Transcribe the lines from the start of the data below through the line with "from bokeh.resources import INLINE", word for word and nothing more.

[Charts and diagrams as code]
────────────────────

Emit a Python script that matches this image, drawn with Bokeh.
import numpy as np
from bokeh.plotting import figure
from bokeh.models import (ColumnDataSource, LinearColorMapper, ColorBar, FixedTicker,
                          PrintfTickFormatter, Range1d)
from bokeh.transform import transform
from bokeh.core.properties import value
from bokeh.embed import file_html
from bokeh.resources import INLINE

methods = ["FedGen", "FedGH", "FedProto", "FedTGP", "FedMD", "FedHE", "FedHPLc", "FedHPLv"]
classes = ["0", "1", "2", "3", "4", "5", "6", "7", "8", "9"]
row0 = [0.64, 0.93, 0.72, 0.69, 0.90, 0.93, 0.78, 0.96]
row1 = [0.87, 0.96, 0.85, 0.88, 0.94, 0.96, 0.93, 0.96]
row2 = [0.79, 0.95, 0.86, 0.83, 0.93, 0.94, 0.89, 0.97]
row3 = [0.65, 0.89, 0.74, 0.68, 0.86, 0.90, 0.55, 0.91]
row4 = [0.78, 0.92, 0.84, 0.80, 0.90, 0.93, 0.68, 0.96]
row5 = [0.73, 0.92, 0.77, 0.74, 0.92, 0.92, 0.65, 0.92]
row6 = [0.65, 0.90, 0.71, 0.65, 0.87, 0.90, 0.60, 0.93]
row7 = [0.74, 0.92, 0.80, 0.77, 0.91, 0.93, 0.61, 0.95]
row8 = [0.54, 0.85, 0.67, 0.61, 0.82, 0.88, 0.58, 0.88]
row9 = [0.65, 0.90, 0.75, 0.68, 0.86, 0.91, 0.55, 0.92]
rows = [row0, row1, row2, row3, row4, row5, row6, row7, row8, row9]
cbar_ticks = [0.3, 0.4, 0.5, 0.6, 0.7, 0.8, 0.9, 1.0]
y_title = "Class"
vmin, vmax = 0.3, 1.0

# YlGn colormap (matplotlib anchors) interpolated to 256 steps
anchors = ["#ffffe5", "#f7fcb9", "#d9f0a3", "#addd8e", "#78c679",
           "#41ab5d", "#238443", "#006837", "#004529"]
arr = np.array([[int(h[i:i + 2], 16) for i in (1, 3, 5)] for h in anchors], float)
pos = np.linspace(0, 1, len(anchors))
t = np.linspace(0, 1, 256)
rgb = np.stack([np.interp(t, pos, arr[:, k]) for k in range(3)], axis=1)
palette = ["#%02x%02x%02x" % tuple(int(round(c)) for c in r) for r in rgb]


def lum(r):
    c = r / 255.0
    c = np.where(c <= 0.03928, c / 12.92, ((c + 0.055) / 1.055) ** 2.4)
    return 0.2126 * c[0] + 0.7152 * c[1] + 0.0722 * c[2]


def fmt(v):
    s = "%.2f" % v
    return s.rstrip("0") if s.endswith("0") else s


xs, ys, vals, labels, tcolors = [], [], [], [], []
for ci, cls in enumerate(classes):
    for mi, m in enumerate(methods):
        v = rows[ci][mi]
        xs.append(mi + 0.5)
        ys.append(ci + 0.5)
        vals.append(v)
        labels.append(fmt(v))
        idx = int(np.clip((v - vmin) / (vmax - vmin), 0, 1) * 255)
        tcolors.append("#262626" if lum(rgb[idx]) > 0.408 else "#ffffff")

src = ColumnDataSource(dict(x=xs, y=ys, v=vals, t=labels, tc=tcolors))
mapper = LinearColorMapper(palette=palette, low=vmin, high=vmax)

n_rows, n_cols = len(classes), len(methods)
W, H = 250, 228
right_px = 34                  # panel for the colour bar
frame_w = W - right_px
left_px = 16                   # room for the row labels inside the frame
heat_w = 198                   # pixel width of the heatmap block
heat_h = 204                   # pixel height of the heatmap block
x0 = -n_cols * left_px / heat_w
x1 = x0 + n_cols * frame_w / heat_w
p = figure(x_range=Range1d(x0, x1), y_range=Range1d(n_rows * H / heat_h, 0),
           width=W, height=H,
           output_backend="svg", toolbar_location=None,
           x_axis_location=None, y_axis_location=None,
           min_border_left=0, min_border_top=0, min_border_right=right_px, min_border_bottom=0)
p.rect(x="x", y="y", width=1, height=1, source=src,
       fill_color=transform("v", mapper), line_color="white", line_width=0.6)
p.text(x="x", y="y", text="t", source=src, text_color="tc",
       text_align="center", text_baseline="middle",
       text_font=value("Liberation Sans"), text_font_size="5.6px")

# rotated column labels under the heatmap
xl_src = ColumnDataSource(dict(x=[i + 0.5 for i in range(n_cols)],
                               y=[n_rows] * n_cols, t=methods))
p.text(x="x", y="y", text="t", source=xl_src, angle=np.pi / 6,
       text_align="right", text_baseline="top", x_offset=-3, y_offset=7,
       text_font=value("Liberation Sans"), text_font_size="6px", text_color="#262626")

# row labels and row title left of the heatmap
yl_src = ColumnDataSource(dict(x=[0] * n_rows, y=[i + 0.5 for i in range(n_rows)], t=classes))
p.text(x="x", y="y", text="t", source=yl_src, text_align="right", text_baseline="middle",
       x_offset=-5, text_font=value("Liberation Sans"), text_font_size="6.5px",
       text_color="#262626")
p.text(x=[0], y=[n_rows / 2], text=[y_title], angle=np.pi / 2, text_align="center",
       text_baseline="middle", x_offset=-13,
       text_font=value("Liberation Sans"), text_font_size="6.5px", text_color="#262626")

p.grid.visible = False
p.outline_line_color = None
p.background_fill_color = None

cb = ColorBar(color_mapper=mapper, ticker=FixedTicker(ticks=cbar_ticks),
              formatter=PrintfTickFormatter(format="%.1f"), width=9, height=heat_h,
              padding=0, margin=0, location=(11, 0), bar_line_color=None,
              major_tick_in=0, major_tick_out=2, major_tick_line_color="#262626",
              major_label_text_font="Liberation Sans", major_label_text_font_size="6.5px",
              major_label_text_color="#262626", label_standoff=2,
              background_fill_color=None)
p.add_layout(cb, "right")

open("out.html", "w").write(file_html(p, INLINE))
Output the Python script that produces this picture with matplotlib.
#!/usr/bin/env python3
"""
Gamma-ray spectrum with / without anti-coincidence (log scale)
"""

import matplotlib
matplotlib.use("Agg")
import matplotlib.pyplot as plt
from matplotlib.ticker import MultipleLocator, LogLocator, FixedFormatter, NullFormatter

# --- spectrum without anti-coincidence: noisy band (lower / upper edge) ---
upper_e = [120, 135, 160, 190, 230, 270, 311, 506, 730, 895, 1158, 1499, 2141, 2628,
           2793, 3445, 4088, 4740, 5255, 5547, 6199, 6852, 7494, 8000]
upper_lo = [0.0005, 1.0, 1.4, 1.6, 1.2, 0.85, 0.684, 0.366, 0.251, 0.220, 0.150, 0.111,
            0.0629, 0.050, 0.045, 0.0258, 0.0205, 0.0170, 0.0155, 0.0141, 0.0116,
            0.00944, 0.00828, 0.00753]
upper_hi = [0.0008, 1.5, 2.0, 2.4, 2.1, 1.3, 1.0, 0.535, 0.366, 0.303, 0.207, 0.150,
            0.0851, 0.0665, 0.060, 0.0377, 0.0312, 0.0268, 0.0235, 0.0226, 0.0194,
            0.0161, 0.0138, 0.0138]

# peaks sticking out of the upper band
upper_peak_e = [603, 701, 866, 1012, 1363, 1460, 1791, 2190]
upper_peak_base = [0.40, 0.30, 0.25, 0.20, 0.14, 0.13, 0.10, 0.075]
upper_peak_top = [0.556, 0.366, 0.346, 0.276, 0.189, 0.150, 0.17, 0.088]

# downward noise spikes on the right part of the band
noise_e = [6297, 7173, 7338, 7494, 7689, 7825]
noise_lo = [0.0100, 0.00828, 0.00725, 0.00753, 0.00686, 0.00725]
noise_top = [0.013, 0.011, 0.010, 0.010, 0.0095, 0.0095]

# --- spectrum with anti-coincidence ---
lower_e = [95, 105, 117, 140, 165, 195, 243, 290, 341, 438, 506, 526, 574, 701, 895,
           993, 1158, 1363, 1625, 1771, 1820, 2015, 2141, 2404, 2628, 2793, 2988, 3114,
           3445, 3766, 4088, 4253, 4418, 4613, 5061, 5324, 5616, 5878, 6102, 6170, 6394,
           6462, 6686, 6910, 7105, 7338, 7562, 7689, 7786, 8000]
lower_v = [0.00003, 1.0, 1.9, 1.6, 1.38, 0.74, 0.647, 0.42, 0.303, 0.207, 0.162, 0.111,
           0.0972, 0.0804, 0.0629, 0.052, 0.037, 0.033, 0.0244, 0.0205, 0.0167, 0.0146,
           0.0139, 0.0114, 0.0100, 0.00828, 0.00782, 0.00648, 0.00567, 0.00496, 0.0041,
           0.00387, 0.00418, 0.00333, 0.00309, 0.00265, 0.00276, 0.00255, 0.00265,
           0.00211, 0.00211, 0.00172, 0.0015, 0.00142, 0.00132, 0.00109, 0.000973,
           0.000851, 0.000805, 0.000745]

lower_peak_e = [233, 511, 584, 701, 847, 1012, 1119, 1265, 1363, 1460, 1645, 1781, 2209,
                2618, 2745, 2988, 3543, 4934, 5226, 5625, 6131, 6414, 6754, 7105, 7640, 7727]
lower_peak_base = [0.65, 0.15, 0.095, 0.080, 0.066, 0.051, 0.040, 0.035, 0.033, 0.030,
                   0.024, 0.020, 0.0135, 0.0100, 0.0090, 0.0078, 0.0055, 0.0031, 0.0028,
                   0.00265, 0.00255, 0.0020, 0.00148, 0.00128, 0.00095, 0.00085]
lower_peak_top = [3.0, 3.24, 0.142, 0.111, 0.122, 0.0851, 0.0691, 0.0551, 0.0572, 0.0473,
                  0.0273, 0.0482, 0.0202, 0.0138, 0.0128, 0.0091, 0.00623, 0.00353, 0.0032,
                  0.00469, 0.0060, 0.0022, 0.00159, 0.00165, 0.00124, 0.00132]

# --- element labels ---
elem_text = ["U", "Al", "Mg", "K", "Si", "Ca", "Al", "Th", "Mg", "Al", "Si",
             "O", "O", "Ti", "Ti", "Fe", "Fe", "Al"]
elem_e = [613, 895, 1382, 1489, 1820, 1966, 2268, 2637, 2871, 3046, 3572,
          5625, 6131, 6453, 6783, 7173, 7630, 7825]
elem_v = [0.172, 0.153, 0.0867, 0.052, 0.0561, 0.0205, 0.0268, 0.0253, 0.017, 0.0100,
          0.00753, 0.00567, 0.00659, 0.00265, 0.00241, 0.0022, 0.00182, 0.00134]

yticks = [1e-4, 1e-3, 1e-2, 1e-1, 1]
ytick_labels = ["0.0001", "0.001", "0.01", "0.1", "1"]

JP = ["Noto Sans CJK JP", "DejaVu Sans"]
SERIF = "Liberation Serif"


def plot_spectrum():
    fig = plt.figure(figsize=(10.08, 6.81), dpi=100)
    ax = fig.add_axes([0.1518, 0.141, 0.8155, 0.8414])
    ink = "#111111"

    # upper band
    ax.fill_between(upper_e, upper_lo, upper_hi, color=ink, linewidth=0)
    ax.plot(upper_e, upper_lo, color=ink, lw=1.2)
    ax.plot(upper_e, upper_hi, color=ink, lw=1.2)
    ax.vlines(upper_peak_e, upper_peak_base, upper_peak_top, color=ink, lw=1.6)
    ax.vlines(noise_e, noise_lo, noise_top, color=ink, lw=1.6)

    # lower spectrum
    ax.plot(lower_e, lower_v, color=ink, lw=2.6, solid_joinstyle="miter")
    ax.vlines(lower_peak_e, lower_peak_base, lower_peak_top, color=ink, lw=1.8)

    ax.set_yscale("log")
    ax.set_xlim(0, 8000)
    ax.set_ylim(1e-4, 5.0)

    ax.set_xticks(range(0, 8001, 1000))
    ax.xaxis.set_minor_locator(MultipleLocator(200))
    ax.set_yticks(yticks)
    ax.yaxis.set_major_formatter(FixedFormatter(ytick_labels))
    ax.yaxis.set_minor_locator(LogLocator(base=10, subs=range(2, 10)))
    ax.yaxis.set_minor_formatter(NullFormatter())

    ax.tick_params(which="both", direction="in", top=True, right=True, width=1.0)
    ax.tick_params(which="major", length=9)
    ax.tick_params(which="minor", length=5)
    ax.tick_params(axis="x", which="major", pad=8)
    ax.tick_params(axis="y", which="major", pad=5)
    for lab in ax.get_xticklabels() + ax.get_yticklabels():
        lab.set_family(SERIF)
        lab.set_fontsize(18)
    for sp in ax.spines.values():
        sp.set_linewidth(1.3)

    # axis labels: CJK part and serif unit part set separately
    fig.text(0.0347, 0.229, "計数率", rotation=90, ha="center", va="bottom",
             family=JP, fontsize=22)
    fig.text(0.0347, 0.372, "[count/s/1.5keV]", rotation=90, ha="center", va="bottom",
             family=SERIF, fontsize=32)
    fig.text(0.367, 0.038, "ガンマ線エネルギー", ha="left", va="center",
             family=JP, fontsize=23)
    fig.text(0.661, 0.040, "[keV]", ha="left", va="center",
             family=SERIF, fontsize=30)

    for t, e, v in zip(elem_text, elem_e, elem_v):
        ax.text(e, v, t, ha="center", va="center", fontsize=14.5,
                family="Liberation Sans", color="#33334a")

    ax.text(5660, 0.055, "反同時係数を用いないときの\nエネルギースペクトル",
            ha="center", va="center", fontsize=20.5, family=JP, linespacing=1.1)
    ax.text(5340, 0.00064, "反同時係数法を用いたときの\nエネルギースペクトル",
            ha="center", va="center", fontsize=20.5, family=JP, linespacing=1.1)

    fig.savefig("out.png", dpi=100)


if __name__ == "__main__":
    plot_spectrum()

────────────────────

→ SOLUTION BELOW
Emit a Python script that matches this image, drawn with Bokeh.
import numpy as np
from bokeh.plotting import figure
from bokeh.models import (ColumnDataSource, LinearColorMapper, ColorBar, FixedTicker,
                          PrintfTickFormatter, Range1d)
from bokeh.transform import transform
from bokeh.core.properties import value
from bokeh.embed import file_html
from bokeh.resources import INLINE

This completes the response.